What Will Happen for Media:

As the funnel collapses, media companies will face many of the same problems as agencies. Creating content and thus ad inventory/impressions will always be important, but it will be relatively less important across the funnel as the major distribution platforms focus on end-to-end funnel capabilities (authentication, targeting, user data, payment processing etc.). If you’re an advertiser, where would you ascribe most of the value-add? And even if media’s share remains high, will it replicate its traditional take?
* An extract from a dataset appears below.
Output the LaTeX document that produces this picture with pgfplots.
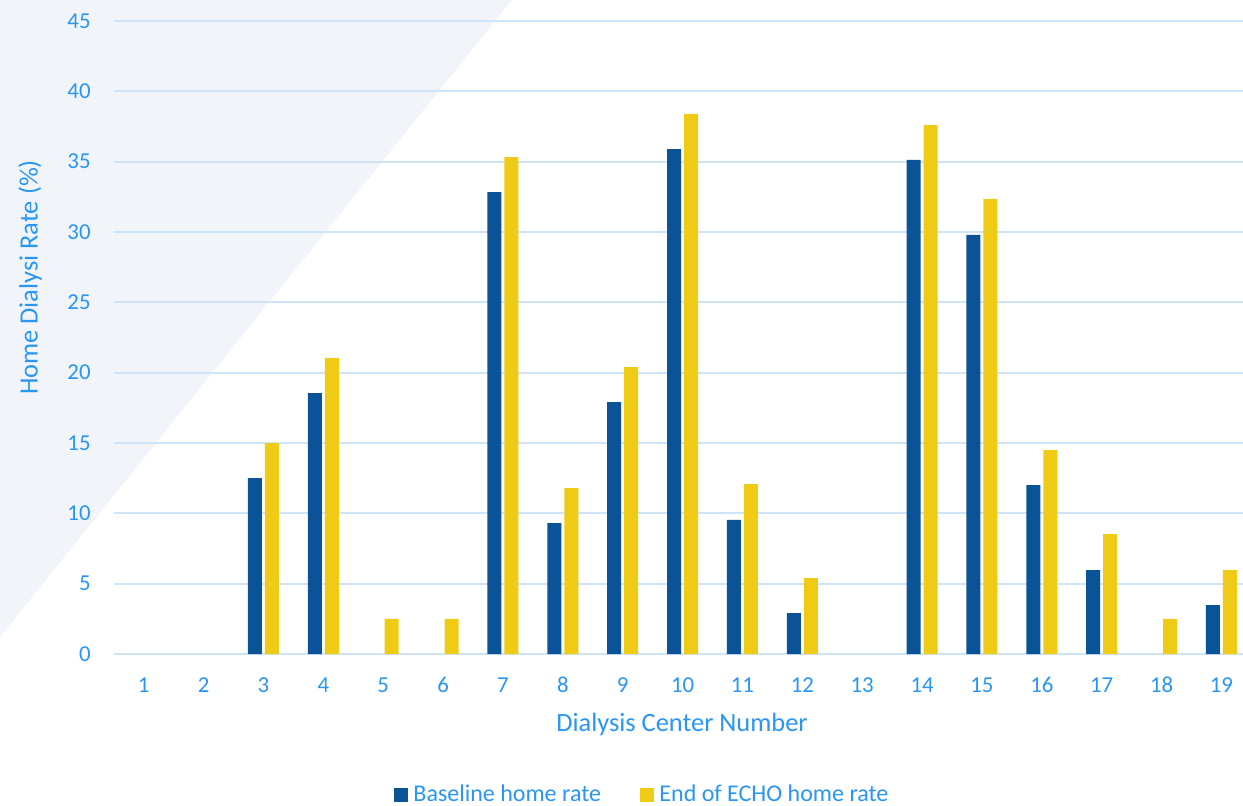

In addition, non-premium, lightly-produced and user-generated content will get a growing share of total media ad spend. Marketers historically put a lot of effort into (subjectively) assessing the quality and brand-adjacency of the content they would advertise beside. However, this focus continues to decline thanks to the rise of programmatic advertising and the overall scarcity of consumer attention. In addition, growth in digital advertising capabilities (not to mention increased advertiser comfort with digital metrics) along with ever decreasing engagement among audiences that matter to advertisers will eventually put an end to TV’s dominant share of national advertising (which has been in place for 25 years). While “Big Media” has a future in digital advertising, they’ve spent decades with a monopoly on the medium that underpinned virtually every ad campaign. In digital – where Google and Facebook own more than half the market and more than 76% of growth – this is unlikely to be replicated. With time, traditional TV ad inventory (which dominates media cash flow) will start to trade at a discount due to its lackluster funnel data and ultimately cede ground as the gap between consumer attention and ad spend closes.

 

What Will Happen for Consumers:

These changes will be largely positive for consumers. Consumer choice will greatly expand, especially when it comes to products targeting specific tastes, demographics and backgrounds. The industry’s “competitive carrying capacity” will be expanded immensely. Despite this, it’ll also be easier than ever for consumers to find, try and embrace new brands. If the physical world was defined by the catalogue, and the internet era was defined by the search bar, the mobile era will be defined by recommendation and curation.

 

Sale: Now

Since the dot com boom, the promise of the internet in fundamentally changing distribution, marketing, advertising and consumption has never fully lived up to the hype.  While the major web services sucked the air out of classifieds and newspaper advertising, digital seemed unable to truly slay the beast that is TV advertising. And although consumer choice became more plentiful, the process of shopping for, purchasing and receiving products did not change as much as many had hoped. We still lived in an age determined and defined by the limitations and inefficiencies of the marketing funnel. But the rise of new distribution and marketing channels, on-demand infrastructure and consumer tracking stands to dramatically reshape this funnel, collapsing it in on itself, opening up new battlegrounds for brand competition and ushering in significantly more consumer choice. Time to get shopping.